規格住宅の設計が中心であるため、細部にわたる標準化された設計を短期間で完成させるスキルが養われます。また、住宅市場の動向や顧客のニーズを迅速に反映させることができるため、マーケットに対応した設計力を磨くことができるでしょう。
アトリエ事務所
アトリエ事務所は、個性的で独自のデザインを追求する環境が整っています。著名な建築家がトップに立っていることが多く、その建築家のもとで設計士が腕を磨きます。クライアントは、その建築家のデザイン性を求めて依頼することが多く、その結果、デザインを優先して設計をおこなうことができるでしょう。
クリエイティブな表現力を発揮し、独自のデザイン理念を持つ建築家の元で働くことにより、個性的で革新的な設計を学び、経験を積むことが可能。また、自身が憧れる建築家の事務所で働くことで、特定のデザインスタイルや哲学を深く学ぶ機会にも恵まれます。
スキルアップするためには
設計士としてのスキルアップには、設計能力とコミュニケーション能力の向上が不可欠です。さらに、建築士の資格取得を目指すこともおすすめ。設計士としてのキャリアを確実にステップアップさせることができます。以下で詳しくみていきましょう。
設計能力の向上
設計能力は、建築設計士としての基盤であり、プロジェクトの成功に直結する重要なスキルです。この能力を向上させるためには、まず設計の基礎をしっかりと理解し、さまざまな建築物や設計手法について幅広く学ぶことが必要です。
設計能力を向上させる効果的な方法は、実際のプロジェクトに携わること。設計事務所やゼネコンで働きながら、多様なプロジェクトに参加することで、設計の実務経験を積みましょう。
コミュニケーション能力の向上
設計士は、クライアントや施工会社、行政機関など、多くの関係者と協力してプロジェクトを進めるため、優れたコミュニケーション能力が求められます。クライアントの要望を正確に聞き取り、それを設計に反映させることは、プロジェクトの成功に欠かせません。
クライアントとの対話を通じて、彼らのニーズや期待を深く理解し、それに応じた提案をおこなうことで、信頼関係を築くことができます。また、設計のプロセスや選択肢を分かりやすく説明し、クライアントが納得しやすい形で意思決定をサポートすることも重要です。

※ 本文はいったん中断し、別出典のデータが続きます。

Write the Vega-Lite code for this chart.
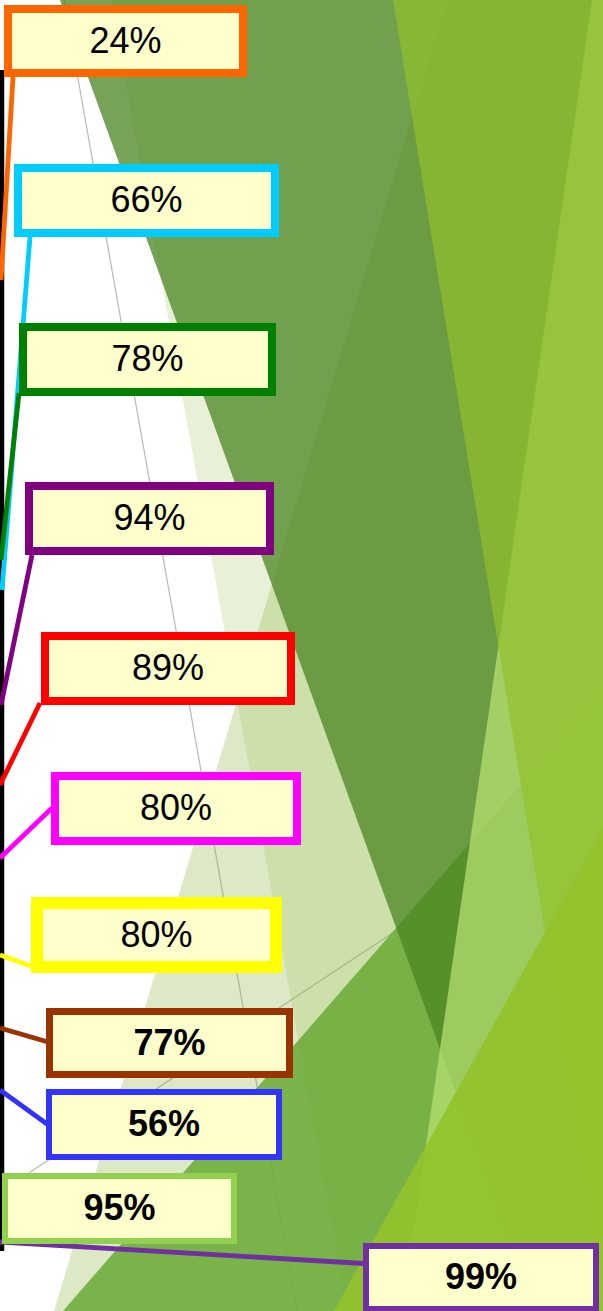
{
  "$schema": "https://vega.github.io/schema/vega-lite/v6.json",
  "width": 603,
  "height": 1311,
  "autosize": {"type": "none"},
  "padding": 0,
  "background": "#ffffff",
  "config": {"view": {"stroke": null}},
  "datasets": {
    "facets": [
      {"s": "PD", "k": 1, "x": 111, "y": 0}, {"s": "PD", "k": 2, "x": 603, "y": 0}, {"s": "PD", "k": 3, "x": 603, "y": 1311}, {"s": "PD", "k": 4, "x": 347, "y": 1311},
      {"s": "PC", "k": 1, "x": 447, "y": 0}, {"s": "PC", "k": 2, "x": 603, "y": 0}, {"s": "PC", "k": 3, "x": 603, "y": 1311}, {"s": "PC", "k": 4, "x": 54, "y": 1311},
      {"s": "PE", "k": 1, "x": 63, "y": 1311}, {"s": "PE", "k": 2, "x": 603, "y": 690}, {"s": "PE", "k": 3, "x": 603, "y": 1311},
      {"s": "P1", "k": 1, "x": 60, "y": 0}, {"s": "P1", "k": 2, "x": 603, "y": 0}, {"s": "P1", "k": 3, "x": 603, "y": 1311}, {"s": "P1", "k": 4, "x": 535, "y": 1311},
      {"s": "Q3", "k": 1, "x": 592, "y": 0}, {"s": "Q3", "k": 2, "x": 603, "y": 0}, {"s": "Q3", "k": 3, "x": 603, "y": 1311}, {"s": "Q3", "k": 4, "x": 402, "y": 1311},
      {"s": "Q2", "k": 1, "x": 393, "y": 0}, {"s": "Q2", "k": 2, "x": 603, "y": 0}, {"s": "Q2", "k": 3, "x": 603, "y": 1288},
      {"s": "PF", "k": 1, "x": 334, "y": 1311}, {"s": "PF", "k": 2, "x": 603, "y": 828}, {"s": "PF", "k": 3, "x": 603, "y": 1311}
    ],
    "guides": [
      {"g": "G1", "x": 64, "y": 0, "x2": 297, "y2": 1311},
      {"g": "G2", "x": 0, "y": 1192, "x2": 470, "y2": 882}
    ],
    "axisline": [{"x": 2, "y": 70, "y2": 1251}],
    "leaders": [
      {"id": "s1", "x": 13, "y": 77, "x2": 1, "y2": 280},
      {"id": "s2", "x": 30, "y": 237, "x2": 2, "y2": 590},
      {"id": "s3", "x": 19, "y": 393, "x2": 1, "y2": 560},
      {"id": "s4", "x": 32, "y": 555, "x2": 1, "y2": 705},
      {"id": "s5", "x": 40, "y": 703, "x2": 0, "y2": 785},
      {"id": "s6", "x": 52, "y": 808, "x2": 0, "y2": 858},
      {"id": "s7", "x": 31, "y": 966, "x2": 0, "y2": 955},
      {"id": "s8", "x": 55, "y": 1044, "x2": 0, "y2": 1028},
      {"id": "s9", "x": 47, "y": 1124, "x2": 0, "y2": 1090},
      {"id": "s11", "x": 372, "y": 1264, "x2": 0, "y2": 1242}
    ],
    "callouts": [
      {"id": "s1", "label": "24%", "left": 8, "right": 243, "top": 9, "bottom": 73, "lx": 125.5, "ly": 42},
      {"id": "s2", "label": "66%", "left": 18, "right": 275, "top": 168, "bottom": 233, "lx": 146.5, "ly": 201},
      {"id": "s3", "label": "78%", "left": 23, "right": 272, "top": 327, "bottom": 392, "lx": 147.5, "ly": 360},
      {"id": "s4", "label": "94%", "left": 29, "right": 270, "top": 486, "bottom": 551, "lx": 149.5, "ly": 519},
      {"id": "s5", "label": "89%", "left": 45, "right": 291, "top": 636, "bottom": 701, "lx": 168, "ly": 669},
      {"id": "s6", "label": "80%", "left": 55, "right": 297, "top": 776, "bottom": 841, "lx": 176, "ly": 809},
      {"id": "s7", "label": "80%", "left": 37, "right": 276, "top": 903, "bottom": 967, "lx": 156.5, "ly": 935.5},
      {"id": "s8", "label": "77%", "left": 49.5, "right": 289.5, "top": 1011.5, "bottom": 1074.5, "lx": 169.5, "ly": 1043.5},
      {"id": "s9", "label": "56%", "left": 49, "right": 279, "top": 1092, "bottom": 1157, "lx": 164, "ly": 1125},
      {"id": "s10", "label": "95%", "left": 5, "right": 234, "top": 1176, "bottom": 1241, "lx": 119.5, "ly": 1209},
      {"id": "s11", "label": "99%", "left": 366, "right": 596, "top": 1246, "bottom": 1309, "lx": 481, "ly": 1278}
    ]
  },
  "encoding": {
    "x": {"field": "x", "type": "quantitative", "scale": {"domain": [0, 603], "nice": false, "zero": false}, "axis": null},
    "y": {"field": "y", "type": "quantitative", "scale": {"domain": [0, 1311], "reverse": true, "nice": false, "zero": false}, "axis": null}
  },
  "layer": [
    {
      "data": {"name": "guides"},
      "mark": {"type": "rule", "color": "#bdbdbd", "strokeWidth": 1.3, "clip": true},
      "encoding": {"x2": {"field": "x2"}, "y2": {"field": "y2"}}
    },
    {
      "data": {"name": "facets"}, "transform": [{"filter": "datum.s == 'PD'"}],
      "mark": {"type": "line", "fill": "#8ab83a", "fillOpacity": 0.2, "strokeWidth": 0, "clip": true},
      "encoding": {"order": {"field": "k"}}
    },
    {
      "data": {"name": "facets"}, "transform": [{"filter": "datum.s == 'PC'"}],
      "mark": {"type": "line", "fill": "#8eb641", "fillOpacity": 0.3, "strokeWidth": 0, "clip": true},
      "encoding": {"order": {"field": "k"}}
    },
    {
      "data": {"name": "facets"}, "transform": [{"filter": "datum.s == 'PE'"}],
      "mark": {"type": "line", "fill": "#6fad3b", "fillOpacity": 0.9, "strokeWidth": 0, "clip": true},
      "encoding": {"order": {"field": "k"}}
    },
    {
      "data": {"name": "facets"}, "transform": [{"filter": "datum.s == 'P1'"}],
      "mark": {"type": "line", "fill": "#4a8420", "fillOpacity": 0.75, "strokeWidth": 0, "clip": true},
      "encoding": {"order": {"field": "k"}}
    },
    {
      "data": {"name": "facets"}, "transform": [{"filter": "datum.s == 'Q3'"}],
      "mark": {"type": "line", "fill": "#b7df72", "fillOpacity": 0.75, "strokeWidth": 0, "clip": true},
      "encoding": {"order": {"field": "k"}}
    },
    {
      "data": {"name": "facets"}, "transform": [{"filter": "datum.s == 'Q2'"}],
      "mark": {"type": "line", "fill": "#93c12c", "fillOpacity": 0.7, "strokeWidth": 0, "clip": true},
      "encoding": {"order": {"field": "k"}}
    },
    {
      "data": {"name": "facets"}, "transform": [{"filter": "datum.s == 'PF'"}],
      "mark": {"type": "line", "fill": "#93c22b", "fillOpacity": 0.9, "strokeWidth": 0, "clip": true},
      "encoding": {"order": {"field": "k"}}
    },
    {
      "data": {"name": "axisline"},
      "mark": {"type": "rule", "color": "#000000", "strokeWidth": 4.5},
      "encoding": {"y2": {"field": "y2"}}
    },
    {
      "data": {"name": "leaders"},
      "mark": {"type": "rule", "strokeWidth": 4.8},
      "encoding": {
        "x2": {"field": "x2"}, "y2": {"field": "y2"},
        "color": {"field": "id", "type": "nominal", "legend": null,
          "scale": {"domain": ["s1","s2","s3","s4","s5","s6","s7","s8","s9","s10","s11"],
                    "range": ["#ff6600","#00ccff","#008000","#800080","#ff0000","#ff00ff","#ffff00","#993300","#3333ff","#92d050","#7030a0"]}}
      }
    },
    {
      "data": {"name": "callouts"}, "transform": [{"filter": "indexof(['s1','s2','s3','s4','s5','s6'], datum.id) >= 0"}],
      "mark": {"type": "rect", "fill": "#ffffcc", "strokeWidth": 8},
      "encoding": {
        "x": {"field": "left", "type": "quantitative"}, "x2": {"field": "right"},
        "y": {"field": "top", "type": "quantitative"}, "y2": {"field": "bottom"},
        "stroke": {"field": "id", "type": "nominal", "legend": null,
          "scale": {"domain": ["s1","s2","s3","s4","s5","s6","s7","s8","s9","s10","s11"],
                    "range": ["#ff6600","#00ccff","#008000","#800080","#ff0000","#ff00ff","#ffff00","#993300","#3333ff","#92d050","#7030a0"]}}
      }
    },
    {
      "data": {"name": "callouts"}, "transform": [{"filter": "datum.id == 's7'"}],
      "mark": {"type": "rect", "fill": "#ffffcc", "strokeWidth": 12},
      "encoding": {
        "x": {"field": "left", "type": "quantitative"}, "x2": {"field": "right"},
        "y": {"field": "top", "type": "quantitative"}, "y2": {"field": "bottom"},
        "stroke": {"field": "id", "type": "nominal", "legend": null}
      }
    },
    {
      "data": {"name": "callouts"}, "transform": [{"filter": "datum.id == 's8'"}],
      "mark": {"type": "rect", "fill": "#ffffcc", "strokeWidth": 7},
      "encoding": {
        "x": {"field": "left", "type": "quantitative"}, "x2": {"field": "right"},
        "y": {"field": "top", "type": "quantitative"}, "y2": {"field": "bottom"},
        "stroke": {"field": "id", "type": "nominal", "legend": null}
      }
    },
    {
      "data": {"name": "callouts"}, "transform": [{"filter": "indexof(['s9','s10','s11'], datum.id) >= 0"}],
      "mark": {"type": "rect", "fill": "#ffffcc", "strokeWidth": 6},
      "encoding": {
        "x": {"field": "left", "type": "quantitative"}, "x2": {"field": "right"},
        "y": {"field": "top", "type": "quantitative"}, "y2": {"field": "bottom"},
        "stroke": {"field": "id", "type": "nominal", "legend": null}
      }
    },
    {
      "data": {"name": "callouts"}, "transform": [{"filter": "indexof(['s1','s2','s3','s4','s5','s6','s7'], datum.id) >= 0"}],
      "mark": {"type": "text", "font": "Liberation Sans", "fontSize": 36, "color": "#000000", "align": "center", "baseline": "middle"},
      "encoding": {
        "x": {"field": "lx", "type": "quantitative"},
        "y": {"field": "ly", "type": "quantitative"},
        "text": {"field": "label"}
      }
    },
    {
      "data": {"name": "callouts"}, "transform": [{"filter": "indexof(['s8','s9','s10','s11'], datum.id) >= 0"}],
      "mark": {"type": "text", "font": "Liberation Sans", "fontSize": 36, "fontWeight": "bold", "color": "#000000", "align": "center", "baseline": "middle"},
      "encoding": {
        "x": {"field": "lx", "type": "quantitative"},
        "y": {"field": "ly", "type": "quantitative"},
        "text": {"field": "label"}
      }
    }
  ]
}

加えて、ほかの設計者やエンジニア、施工管理者と協力してプロジェクトを進めることが多いため、チームワークのスキルも求められます。異なる専門知識を持つメンバーと円滑にコミュニケーションを取り、協力して問題解決にあたることが重要です。
一級建築士を目指す
設計士としてさらに専門性を高め、キャリアアップを図るためには、一級建築士の資格取得が有力な選択肢です。一級建築士は国家資格であり、高度な専門知識と実務経験が要求されます。この資格を取得することで、より大規模かつ複雑なプロジェクトを担当することが可能となり、設計士としての市場価値が大きく向上するでしょう。
一級建築士の受験資格を得るためには、少なくとも2年以上の実務経験が必要です。そのため、設計士として働きながら実務経験を積み、実践的なスキルを身につけることが求められます。
まとめ
建築設計士として成功するためには、多岐にわたる業務に対応できる設計能力と優れたコミュニケーション能力が不可欠です。設計事務所やゼネコン、ハウスメーカー、アトリエ事務所など、多様な就職・転職先を検討し、実務経験を積むことが重要です。さらに、スキルアップを目指し、一級建築士の資格取得に挑戦することで、設計士としてのキャリアをより高め、幅広いプロジェクトに対応できる実力を培いましょう。